好きな食べ物、嫌いな食べ物。好きな音楽、好きな花、好きな場所。嫌いな音、苦手な匂い。介護が必要になった時、あなたが何を心地よく感じるかを知っていれば、家族はあなたを少しでも快適にしてあげることができます。
3.私が機嫌よくいられる条件

「朝はゆっくりしたい」「一人の時間が必要」「誰かと話すのが好き」「静かな環境が好き」。認知症になっても、人の根本的な性格は変わりません。あなたがどういう環境で心地よくいられるかを伝えておくことは、とても大切です。
4.介護されるなら、こうしてほしい
「できるだけ自分でやりたい」「手伝ってもらうのは構わない」「プライバシーは守ってほしい」「明るく接してほしい」。介護される側にも、尊厳があります。どう接してもらいたいかを伝えておきましょう。
5.医療についての考え方

延命治療の可否だけでなく、「なぜそう考えるのか」を書いてください。「苦痛を長引かせたくないから」「最後まで生きたいから」。理由がわかれば、家族は納得して決断できます。
6.最期に聞きたい言葉、見たいもの
「ありがとう」と言ってほしい、好きだった音楽を流してほしい、窓から空が見える場所にいたい。
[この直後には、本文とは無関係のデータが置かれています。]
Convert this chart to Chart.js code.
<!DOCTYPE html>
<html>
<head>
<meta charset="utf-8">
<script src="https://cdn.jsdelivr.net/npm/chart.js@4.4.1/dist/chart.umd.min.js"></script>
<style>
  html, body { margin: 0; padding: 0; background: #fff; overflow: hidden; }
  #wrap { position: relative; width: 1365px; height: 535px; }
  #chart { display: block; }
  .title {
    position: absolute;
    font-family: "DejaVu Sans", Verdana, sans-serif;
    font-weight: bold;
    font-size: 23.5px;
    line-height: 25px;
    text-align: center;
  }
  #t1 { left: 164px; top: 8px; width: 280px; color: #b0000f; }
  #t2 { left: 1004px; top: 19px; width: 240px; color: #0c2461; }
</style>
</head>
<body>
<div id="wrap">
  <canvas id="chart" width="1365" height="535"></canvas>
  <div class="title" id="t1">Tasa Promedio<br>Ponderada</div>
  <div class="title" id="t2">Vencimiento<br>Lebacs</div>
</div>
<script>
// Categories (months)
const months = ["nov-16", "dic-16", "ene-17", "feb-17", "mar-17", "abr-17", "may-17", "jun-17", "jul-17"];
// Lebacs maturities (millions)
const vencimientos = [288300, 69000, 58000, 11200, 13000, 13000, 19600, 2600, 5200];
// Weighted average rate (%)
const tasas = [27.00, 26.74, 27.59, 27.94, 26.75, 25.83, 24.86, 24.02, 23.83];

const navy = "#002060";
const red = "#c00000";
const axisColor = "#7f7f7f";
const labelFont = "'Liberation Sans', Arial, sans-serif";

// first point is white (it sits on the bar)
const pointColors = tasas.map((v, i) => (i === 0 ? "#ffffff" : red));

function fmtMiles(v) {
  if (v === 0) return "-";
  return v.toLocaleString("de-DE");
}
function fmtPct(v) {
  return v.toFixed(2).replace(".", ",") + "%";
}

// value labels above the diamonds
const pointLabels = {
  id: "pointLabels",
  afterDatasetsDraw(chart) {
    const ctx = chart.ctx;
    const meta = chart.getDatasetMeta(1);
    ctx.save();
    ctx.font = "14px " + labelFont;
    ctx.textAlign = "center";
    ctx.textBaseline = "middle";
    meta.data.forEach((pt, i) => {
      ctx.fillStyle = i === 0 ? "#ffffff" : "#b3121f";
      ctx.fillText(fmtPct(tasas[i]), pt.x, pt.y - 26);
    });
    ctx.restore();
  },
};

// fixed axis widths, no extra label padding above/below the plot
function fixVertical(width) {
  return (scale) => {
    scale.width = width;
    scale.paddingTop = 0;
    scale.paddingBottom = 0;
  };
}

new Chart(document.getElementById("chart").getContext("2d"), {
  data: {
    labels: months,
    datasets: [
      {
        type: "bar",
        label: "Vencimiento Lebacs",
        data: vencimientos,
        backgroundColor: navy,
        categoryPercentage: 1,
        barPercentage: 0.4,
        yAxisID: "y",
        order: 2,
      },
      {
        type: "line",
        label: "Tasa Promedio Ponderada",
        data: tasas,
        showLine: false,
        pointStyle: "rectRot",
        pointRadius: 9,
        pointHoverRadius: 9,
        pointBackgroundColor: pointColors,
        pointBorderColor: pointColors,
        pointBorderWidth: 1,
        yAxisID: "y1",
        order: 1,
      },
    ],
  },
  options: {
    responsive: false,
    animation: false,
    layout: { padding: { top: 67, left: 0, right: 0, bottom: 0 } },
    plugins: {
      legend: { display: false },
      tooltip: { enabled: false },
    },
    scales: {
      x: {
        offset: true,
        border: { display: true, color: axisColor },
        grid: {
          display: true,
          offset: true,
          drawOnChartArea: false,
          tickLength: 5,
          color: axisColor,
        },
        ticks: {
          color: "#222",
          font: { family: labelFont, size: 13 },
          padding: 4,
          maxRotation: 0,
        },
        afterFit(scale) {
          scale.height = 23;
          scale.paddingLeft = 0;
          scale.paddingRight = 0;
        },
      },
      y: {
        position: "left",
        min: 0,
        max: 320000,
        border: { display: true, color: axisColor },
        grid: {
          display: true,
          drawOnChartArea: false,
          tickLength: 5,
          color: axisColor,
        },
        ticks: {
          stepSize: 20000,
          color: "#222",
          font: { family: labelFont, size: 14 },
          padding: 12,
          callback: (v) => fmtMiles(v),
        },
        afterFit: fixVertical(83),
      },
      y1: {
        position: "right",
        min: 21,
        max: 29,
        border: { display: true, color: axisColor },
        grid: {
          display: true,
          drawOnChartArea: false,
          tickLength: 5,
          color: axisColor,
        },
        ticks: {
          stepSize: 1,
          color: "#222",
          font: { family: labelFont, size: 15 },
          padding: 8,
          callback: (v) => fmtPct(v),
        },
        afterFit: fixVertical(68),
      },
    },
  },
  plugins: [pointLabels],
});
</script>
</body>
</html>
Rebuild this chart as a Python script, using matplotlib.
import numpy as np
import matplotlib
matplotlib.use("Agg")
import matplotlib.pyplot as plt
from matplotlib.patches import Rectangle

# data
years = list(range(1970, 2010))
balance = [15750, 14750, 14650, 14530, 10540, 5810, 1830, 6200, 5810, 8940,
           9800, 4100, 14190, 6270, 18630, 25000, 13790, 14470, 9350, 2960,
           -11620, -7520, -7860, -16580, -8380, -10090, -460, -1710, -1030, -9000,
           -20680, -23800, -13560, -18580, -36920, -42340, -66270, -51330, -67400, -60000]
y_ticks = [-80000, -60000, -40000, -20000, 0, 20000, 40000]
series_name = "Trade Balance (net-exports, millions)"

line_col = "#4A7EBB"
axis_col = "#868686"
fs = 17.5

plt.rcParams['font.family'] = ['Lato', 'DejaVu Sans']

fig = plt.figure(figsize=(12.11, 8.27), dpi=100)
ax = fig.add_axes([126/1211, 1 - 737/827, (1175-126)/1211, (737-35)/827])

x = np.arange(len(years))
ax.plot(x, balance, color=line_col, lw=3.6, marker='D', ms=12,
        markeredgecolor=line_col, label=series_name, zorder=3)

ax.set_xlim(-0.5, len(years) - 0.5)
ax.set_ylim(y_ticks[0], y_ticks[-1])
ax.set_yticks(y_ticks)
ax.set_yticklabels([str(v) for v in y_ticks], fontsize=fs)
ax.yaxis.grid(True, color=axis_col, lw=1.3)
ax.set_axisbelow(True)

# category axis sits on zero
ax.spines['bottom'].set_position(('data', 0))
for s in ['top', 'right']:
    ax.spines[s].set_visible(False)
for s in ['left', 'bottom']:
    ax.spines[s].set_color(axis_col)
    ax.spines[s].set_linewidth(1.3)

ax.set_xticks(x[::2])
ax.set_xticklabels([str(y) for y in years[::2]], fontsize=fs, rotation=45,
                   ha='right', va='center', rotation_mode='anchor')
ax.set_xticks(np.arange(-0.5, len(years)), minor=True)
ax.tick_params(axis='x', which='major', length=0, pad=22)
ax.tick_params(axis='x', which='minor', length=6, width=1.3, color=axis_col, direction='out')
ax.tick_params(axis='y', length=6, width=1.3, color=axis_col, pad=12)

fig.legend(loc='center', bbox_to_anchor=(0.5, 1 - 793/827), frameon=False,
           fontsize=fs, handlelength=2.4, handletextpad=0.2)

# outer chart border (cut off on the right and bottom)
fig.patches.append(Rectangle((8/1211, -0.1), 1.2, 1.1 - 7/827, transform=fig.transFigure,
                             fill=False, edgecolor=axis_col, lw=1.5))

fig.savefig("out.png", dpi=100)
あなたが最期に何を望むかを伝えておくことで、家族はあなたに寄り添うことができます。
7.家族へのメッセージ

「介護で自分の人生を犠牲にしないでほしい」「できる範囲でいい」「ありがとう」。家族は、あなたのために頑張りすぎて、疲れ果ててしまうことがあります。あなたからの「許可」が、家族を救うこともあるのです。
家族と一緒に作ることの意義
「私の取扱説明書」は、一人で書くより、家族と一緒に作ることをおすすめします。
「お母さん、どういう時が一番嬉しい?」「どんな介護なら受け入れられる?」。そんな会話をすることで、家族はあなたのことをもっと深く知ることができます。そして、あなた自身も、自分がどういう人間なのかを再確認できます。
また、一緒に作ることで、家族は「私たち、ちゃんと聞いたよね」という安心感を持つことができます。いざという時、迷いや後悔が少なくなるのです。
迷わせないことが、最高の愛情
介護や看取りの場面で、家族が最も苦しむのは「これで良かったのだろうか」という迷いです。その迷いは、時に一生続きます。
でも、あなたが「私の取扱説明書」を残しておけば、家族は迷いません。「これがお母さんの望みだった」と確信を持って、あなたを見送ることができます。
家族を迷わせないこと。それが、あなたができる最高の愛情であり、最も大切な心の相続なのです。
今日から始めよう

「私の取扱説明書」は、難しく考える必要はありません。ノート一冊と、家族との時間があれば十分です。
完璧である必要もありません。少しずつ書き足していけばいいのです。大切なのは、「始めること」。そして、家族と「語り合うこと」。
あなたという人を、あなたの言葉で伝えてください。それが、家族への最高の贈り物になります。そして、それこそが、心の相続なのです。
今日から、あなたも「私の取扱説明書」を作り始めてみませんか。